The Waterloo Regional Police Service (WRPS) has suspended their new campaign of “diversity cruisers” amid criticisms from the community. The campaign, which was meant to educate the community on local cultures and racial heritages, has instead faced a petition to cancel the program and continued calls to end racial police violence.
The petition was started by local PHD candidate Jessica Hutchison, and calls on the WRPS to not only discontinue the campaign, but also provide details on the total cost of the project. She also asks that the money spent on this project instead be donated to Black and Indigenous led community organizations.
Following community backlash and the petition – which currently has over 4,200 signatures – the WRPS issued a statement regarding the cruisers and the suspension of the program.
“The campaign was intended to highlight and celebrate the rich diversity of Waterloo Region, which is reflected in the membership of our Service. This campaign was a small part of a larger Equity, Inclusion and Diversity Plan designed to promote community engagement and to ensure the Waterloo Regional Police Service is reflective of the community.”
Teneile Warren is a local activist in Waterloo Region who also spoke out against the cruiser campaign, and noted how this action was similar to other police forces in Southern Ontario. “I think the campaign was tone deaf and I’m not sure how they got to that point based on what took place in response to similar efforts in Durham and Peel. I’m surprised that the Waterloo Regional Police Service went forward with this idea, so that’s a bit concerning.”
Warren said that the steps that the WRPS is taking are not necessarily the right ones, and there needs to be more emphasis on listening to the communities they are trying to bring attention to. “I think that the police kind of need to recognize that reformation is not an option, that performance of diversity is not an option, that there needs to be real actionable change and that starts with shifting their actual relationship with the community and listening to what the community is asking them for.”

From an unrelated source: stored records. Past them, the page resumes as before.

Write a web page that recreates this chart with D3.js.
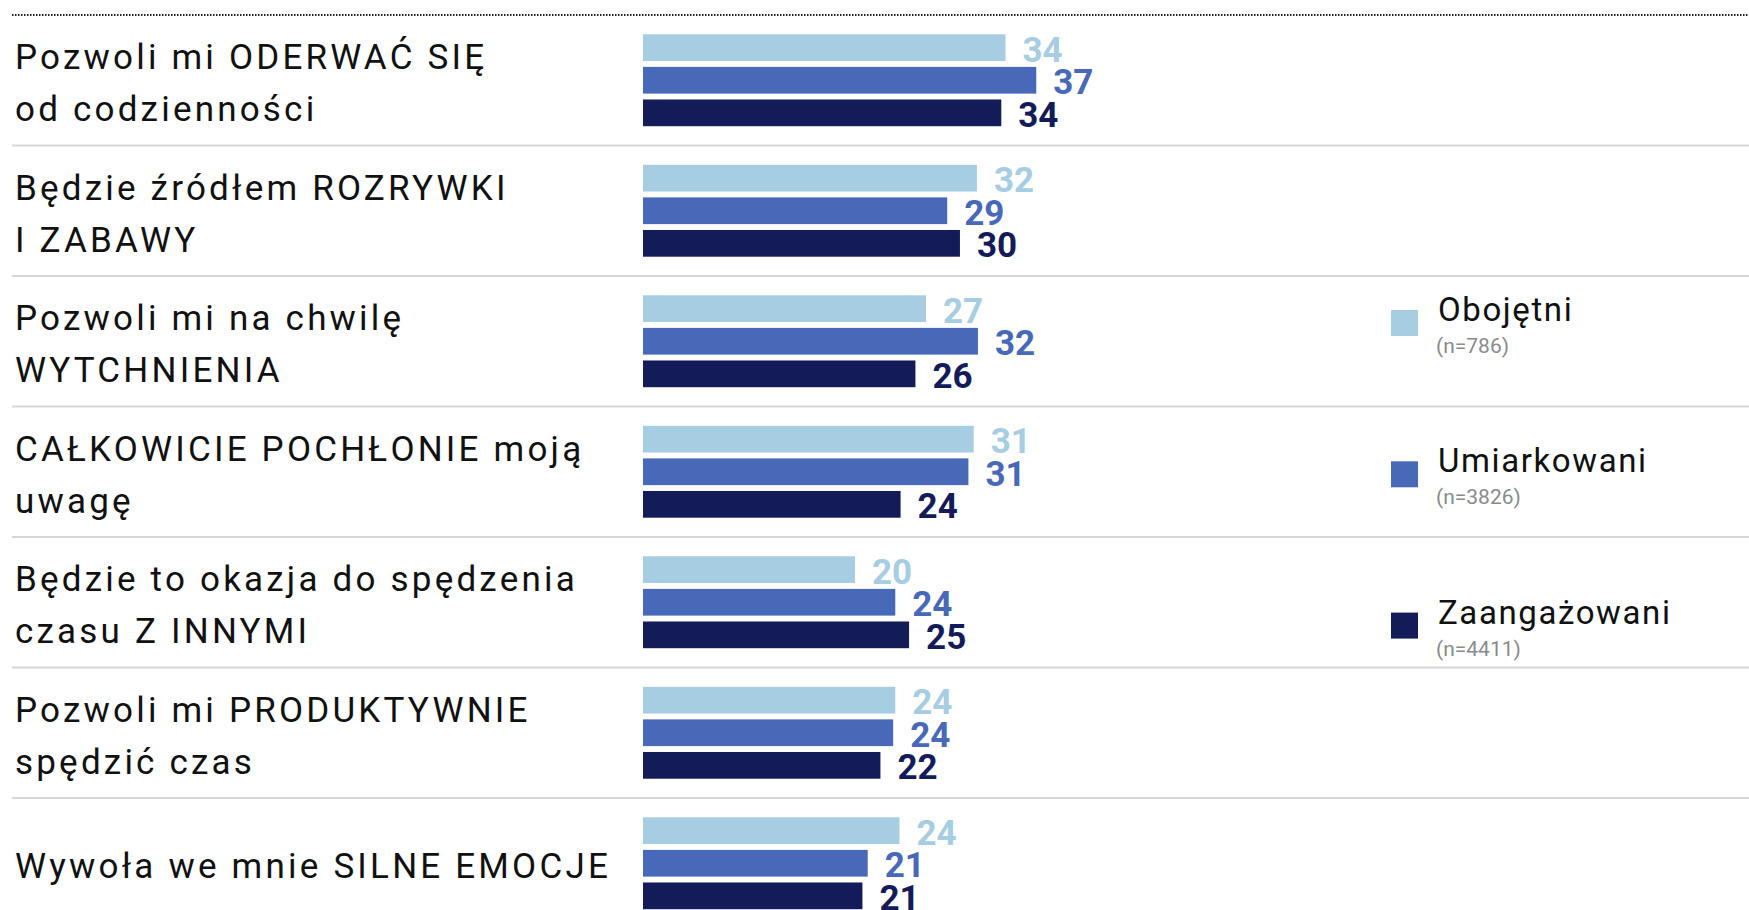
<!DOCTYPE html>
<html>
<head>
<meta charset="utf-8">
<script src="https://cdn.jsdelivr.net/npm/d3@7"></script>
<style>
  body { margin: 0; background: #fff; }
  svg { display: block; }
</style>
</head>
<body>
<script>
// Dane
const categories = [
  "Pozwoli mi ODERWAĆ SIĘ\nod codzienności",
  "Będzie źródłem ROZRYWKI\nI ZABAWY",
  "Pozwoli mi na chwilę\nWYTCHNIENIA",
  "CAŁKOWICIE POCHŁONIE moją\nuwagę",
  "Będzie to okazja do spędzenia\nczasu Z INNYMI",
  "Pozwoli mi PRODUKTYWNIE\nspędzić czas",
  "Wywoła we mnie SILNE EMOCJE"
];
const series = ["Obojętni", "Umiarkowani", "Zaangażowani"];
const seriesN = ["(n=786)", "(n=3826)", "(n=4411)"];
const obojetni     = [34.2, 31.5, 26.7, 31.2, 20.0, 23.8, 24.2];
const umiarkowani  = [37.1, 28.7, 31.6, 30.7, 23.8, 23.6, 21.2];
const zaangazowani = [33.8, 29.9, 25.7, 24.3, 25.1, 22.4, 20.7];
const colors = ["#a6cde2", "#4868b8", "#131b58"];

const values = [obojetni, umiarkowani, zaangazowani];
const W = 1749, H = 910;

const svg = d3.select("body").append("svg")
  .attr("width", W)
  .attr("height", H);

// Skale
const y = d3.scaleBand().domain(categories).range([15, 15 + 7 * 130.5]);
const ySub = d3.scaleBand().domain(series).range([19.3, 111.2]).paddingInner(0.18);
const x = d3.scaleLinear().domain([0, 100]).range([643, 1703]);
const color = d3.scaleOrdinal().domain(series).range(colors);

// Linia kropkowana na gorze
svg.append("line")
  .attr("x1", 12).attr("x2", W)
  .attr("y1", 15).attr("y2", 15)
  .attr("stroke", "#222")
  .attr("stroke-width", 2)
  .attr("stroke-dasharray", "1.5,1.5");

const group = svg.selectAll(".grp")
  .data(categories)
  .enter().append("g")
  .attr("class", "grp")
  .attr("transform", d => "translate(0," + y(d) + ")");

// Separatory
group.append("line")
  .attr("x1", 12).attr("x2", W)
  .attr("y1", y.bandwidth()).attr("y2", y.bandwidth())
  .attr("stroke", "#d6d6d6")
  .attr("stroke-width", 2);

// Etykiety kategorii
group.append("text")
  .attr("font-family", "Roboto, sans-serif")
  .attr("font-size", 35)
  .attr("letter-spacing", 3.2)
  .attr("fill", "#111")
  .each(function(d) {
    const lines = d.split("\n");
    const t = d3.select(this);
    lines.forEach((ln, i) => {
      t.append("tspan")
        .attr("x", 15)
        .attr("y", y.bandwidth() / 2 + 15 + (i - (lines.length - 1) / 2) * 52)
        .text(ln);
    });
  });

// Slupki
group.each(function(cat, ci) {
  const g = d3.select(this);
  const rows = series.map((s, si) => ({s: s, v: values[si][ci]}));

  g.selectAll("rect")
    .data(rows)
    .enter().append("rect")
    .attr("x", x(0))
    .attr("y", d => ySub(d.s))
    .attr("width", d => x(d.v) - x(0))
    .attr("height", ySub.bandwidth())
    .attr("fill", d => color(d.s));

  g.selectAll(".val")
    .data(rows)
    .enter().append("text")
    .attr("class", "val")
    .attr("x", d => x(d.v) + 17)
    .attr("y", d => ySub(d.s) + ySub.bandwidth() / 2 + 14)
    .attr("font-family", "Roboto, sans-serif")
    .attr("font-weight", 700)
    .attr("font-size", 35)
    .attr("fill", d => color(d.s))
    .text(d => d3.format(".0f")(d.v));
});

// Legenda
const legend = svg.selectAll(".leg")
  .data(series)
  .enter().append("g")
  .attr("class", "leg")
  .attr("transform", (d, i) => "translate(1391," + (310 + i * 151.3) + ")");

legend.append("rect")
  .attr("width", 27).attr("height", 26)
  .attr("fill", d => color(d));

legend.append("text")
  .attr("x", 47).attr("y", 11)
  .attr("font-family", "Roboto, sans-serif")
  .attr("font-size", 33)
  .attr("letter-spacing", 1.6)
  .attr("fill", "#111")
  .text(d => d);

legend.append("text")
  .attr("x", 45).attr("y", 43)
  .attr("font-family", "Roboto, sans-serif")
  .attr("font-size", 21)
  .attr("fill", "#8a8a8a")
  .text((d, i) => seriesN[i]);
</script>
</body>
</html>
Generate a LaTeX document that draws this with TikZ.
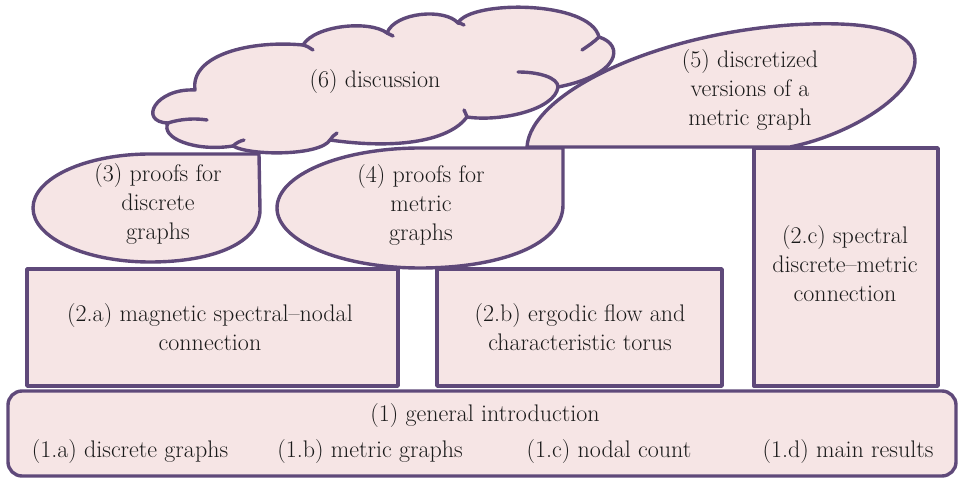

Along with Warren and Hutchison, there have been several others who called for the WRPS to end the campaign. A notable voice was the local branch of Black Lives Matter for Waterloo Region, who made several Facebook posts speaking about the cruisers and the history of racism within the police force.
“I think up to this point everything that the community has asked the police for they have taken it in and they’ve designed a version of what they think works for them rather than prioritizing and centering what the community has asked them for,” Warren said.
Currently the campaign is still suspended at the WRPS, and in the statement released to the media they said: “Moving forward, the Waterloo Regional Police Service, including its Equity, Inclusion, and Diversity Unit, will continue to consult with citizens of Waterloo Region to identify, with the support and input of the community, ways in which the Service can better reflect the diverse Region we serve.”